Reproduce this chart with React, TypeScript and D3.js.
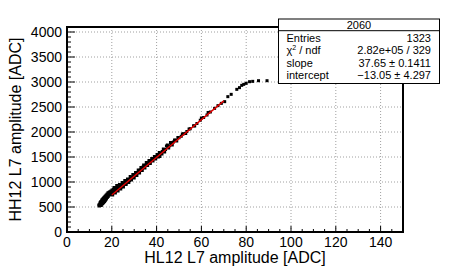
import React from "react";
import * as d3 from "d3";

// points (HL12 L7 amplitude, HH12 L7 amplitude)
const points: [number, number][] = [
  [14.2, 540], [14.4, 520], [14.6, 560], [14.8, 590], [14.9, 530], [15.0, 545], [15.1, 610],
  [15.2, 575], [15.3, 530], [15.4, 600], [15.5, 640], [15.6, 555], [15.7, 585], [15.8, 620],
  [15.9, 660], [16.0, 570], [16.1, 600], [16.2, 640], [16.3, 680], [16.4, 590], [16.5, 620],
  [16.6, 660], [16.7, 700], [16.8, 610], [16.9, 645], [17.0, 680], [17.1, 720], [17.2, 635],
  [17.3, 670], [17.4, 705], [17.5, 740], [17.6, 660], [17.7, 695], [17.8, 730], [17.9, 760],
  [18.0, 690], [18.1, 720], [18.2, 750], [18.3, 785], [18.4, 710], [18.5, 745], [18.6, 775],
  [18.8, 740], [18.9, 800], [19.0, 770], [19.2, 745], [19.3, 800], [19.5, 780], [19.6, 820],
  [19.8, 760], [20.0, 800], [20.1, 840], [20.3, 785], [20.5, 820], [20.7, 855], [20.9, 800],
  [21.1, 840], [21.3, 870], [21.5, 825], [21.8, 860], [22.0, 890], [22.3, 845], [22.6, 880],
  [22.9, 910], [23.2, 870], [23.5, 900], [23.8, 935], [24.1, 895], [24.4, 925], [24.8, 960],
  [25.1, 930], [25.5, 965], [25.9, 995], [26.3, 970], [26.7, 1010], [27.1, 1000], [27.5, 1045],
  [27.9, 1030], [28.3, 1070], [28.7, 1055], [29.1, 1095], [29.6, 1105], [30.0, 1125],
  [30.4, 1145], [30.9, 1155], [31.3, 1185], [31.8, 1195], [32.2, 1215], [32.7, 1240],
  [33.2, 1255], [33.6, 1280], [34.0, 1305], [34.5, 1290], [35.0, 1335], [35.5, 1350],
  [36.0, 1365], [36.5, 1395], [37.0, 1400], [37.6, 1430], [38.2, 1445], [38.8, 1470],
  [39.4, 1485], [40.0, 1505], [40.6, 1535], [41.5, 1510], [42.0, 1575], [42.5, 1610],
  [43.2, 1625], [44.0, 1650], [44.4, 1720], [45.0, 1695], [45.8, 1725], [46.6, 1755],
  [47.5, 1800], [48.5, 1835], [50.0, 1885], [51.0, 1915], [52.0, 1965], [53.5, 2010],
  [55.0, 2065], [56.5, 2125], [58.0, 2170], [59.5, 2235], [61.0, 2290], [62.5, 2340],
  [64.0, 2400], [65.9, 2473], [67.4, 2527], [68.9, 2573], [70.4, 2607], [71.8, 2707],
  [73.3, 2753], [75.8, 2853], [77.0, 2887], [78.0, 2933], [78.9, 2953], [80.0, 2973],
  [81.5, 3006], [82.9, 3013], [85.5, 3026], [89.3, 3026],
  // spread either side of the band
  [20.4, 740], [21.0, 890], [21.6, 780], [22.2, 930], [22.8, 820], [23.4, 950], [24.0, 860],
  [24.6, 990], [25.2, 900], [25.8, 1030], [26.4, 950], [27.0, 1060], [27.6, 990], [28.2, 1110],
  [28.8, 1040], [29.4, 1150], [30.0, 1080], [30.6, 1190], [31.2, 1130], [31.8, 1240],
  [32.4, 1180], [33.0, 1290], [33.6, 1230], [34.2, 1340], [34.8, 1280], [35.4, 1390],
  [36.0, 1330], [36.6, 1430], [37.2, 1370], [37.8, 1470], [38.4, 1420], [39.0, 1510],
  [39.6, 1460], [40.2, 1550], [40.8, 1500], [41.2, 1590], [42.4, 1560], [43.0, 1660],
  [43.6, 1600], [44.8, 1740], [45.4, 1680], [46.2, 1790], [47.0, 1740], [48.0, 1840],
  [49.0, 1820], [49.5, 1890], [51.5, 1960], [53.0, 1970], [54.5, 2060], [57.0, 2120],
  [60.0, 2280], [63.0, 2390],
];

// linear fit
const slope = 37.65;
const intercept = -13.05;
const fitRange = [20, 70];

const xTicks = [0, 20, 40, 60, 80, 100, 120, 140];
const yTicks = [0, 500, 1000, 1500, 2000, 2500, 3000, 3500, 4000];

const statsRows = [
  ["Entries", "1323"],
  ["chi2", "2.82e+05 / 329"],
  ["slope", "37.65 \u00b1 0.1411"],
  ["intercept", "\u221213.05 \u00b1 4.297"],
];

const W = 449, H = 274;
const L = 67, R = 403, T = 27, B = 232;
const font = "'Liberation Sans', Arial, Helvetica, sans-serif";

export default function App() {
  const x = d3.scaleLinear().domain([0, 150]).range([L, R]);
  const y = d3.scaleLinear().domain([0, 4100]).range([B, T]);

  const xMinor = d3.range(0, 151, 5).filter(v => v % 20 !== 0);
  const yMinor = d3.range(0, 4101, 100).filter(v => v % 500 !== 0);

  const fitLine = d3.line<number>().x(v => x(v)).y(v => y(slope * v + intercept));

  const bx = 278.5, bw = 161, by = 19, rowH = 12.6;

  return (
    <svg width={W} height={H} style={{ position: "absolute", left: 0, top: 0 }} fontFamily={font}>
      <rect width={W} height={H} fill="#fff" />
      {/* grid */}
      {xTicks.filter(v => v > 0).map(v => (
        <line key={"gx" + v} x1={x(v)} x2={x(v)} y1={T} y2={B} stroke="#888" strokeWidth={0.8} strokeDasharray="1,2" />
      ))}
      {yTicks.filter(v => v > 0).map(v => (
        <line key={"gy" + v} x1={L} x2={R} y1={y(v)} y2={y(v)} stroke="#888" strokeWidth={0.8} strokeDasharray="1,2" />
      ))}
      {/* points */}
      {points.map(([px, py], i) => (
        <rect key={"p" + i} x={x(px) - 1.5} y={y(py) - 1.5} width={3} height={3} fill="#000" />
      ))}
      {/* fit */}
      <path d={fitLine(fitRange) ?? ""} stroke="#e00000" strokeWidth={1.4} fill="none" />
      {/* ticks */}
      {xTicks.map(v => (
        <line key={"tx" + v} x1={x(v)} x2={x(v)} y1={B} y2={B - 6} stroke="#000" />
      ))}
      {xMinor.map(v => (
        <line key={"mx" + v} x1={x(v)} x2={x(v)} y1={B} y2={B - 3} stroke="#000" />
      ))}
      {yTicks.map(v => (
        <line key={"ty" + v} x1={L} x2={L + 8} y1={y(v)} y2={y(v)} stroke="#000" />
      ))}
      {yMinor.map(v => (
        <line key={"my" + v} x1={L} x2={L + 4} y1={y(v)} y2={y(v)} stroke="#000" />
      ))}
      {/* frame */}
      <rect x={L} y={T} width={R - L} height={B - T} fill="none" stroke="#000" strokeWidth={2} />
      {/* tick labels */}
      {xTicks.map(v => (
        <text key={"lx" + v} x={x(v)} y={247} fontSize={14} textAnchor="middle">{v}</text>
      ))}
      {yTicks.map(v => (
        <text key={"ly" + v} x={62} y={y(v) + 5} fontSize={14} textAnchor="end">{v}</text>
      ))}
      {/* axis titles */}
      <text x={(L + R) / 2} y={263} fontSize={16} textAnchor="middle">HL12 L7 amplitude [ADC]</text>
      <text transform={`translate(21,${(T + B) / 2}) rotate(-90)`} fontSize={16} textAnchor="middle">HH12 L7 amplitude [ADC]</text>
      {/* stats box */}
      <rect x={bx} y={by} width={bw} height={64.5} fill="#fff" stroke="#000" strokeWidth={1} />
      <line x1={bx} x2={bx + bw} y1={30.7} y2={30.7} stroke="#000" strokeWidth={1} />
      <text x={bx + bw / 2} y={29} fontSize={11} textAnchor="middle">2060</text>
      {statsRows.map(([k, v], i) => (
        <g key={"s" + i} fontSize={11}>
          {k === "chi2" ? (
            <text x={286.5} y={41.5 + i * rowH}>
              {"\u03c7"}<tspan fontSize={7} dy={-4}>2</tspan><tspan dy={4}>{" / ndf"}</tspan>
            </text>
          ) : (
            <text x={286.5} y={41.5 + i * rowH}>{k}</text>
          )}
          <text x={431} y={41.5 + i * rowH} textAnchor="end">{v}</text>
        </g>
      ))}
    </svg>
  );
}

• YOUR GOAL: Write down every line from the opening of the listing to the line with "import * as", both included, and nothing else; the pictures are omitted.

• RESULT:
Reproduce this chart with React, TypeScript and D3.js.
import React from "react";
import * as d3 from "d3";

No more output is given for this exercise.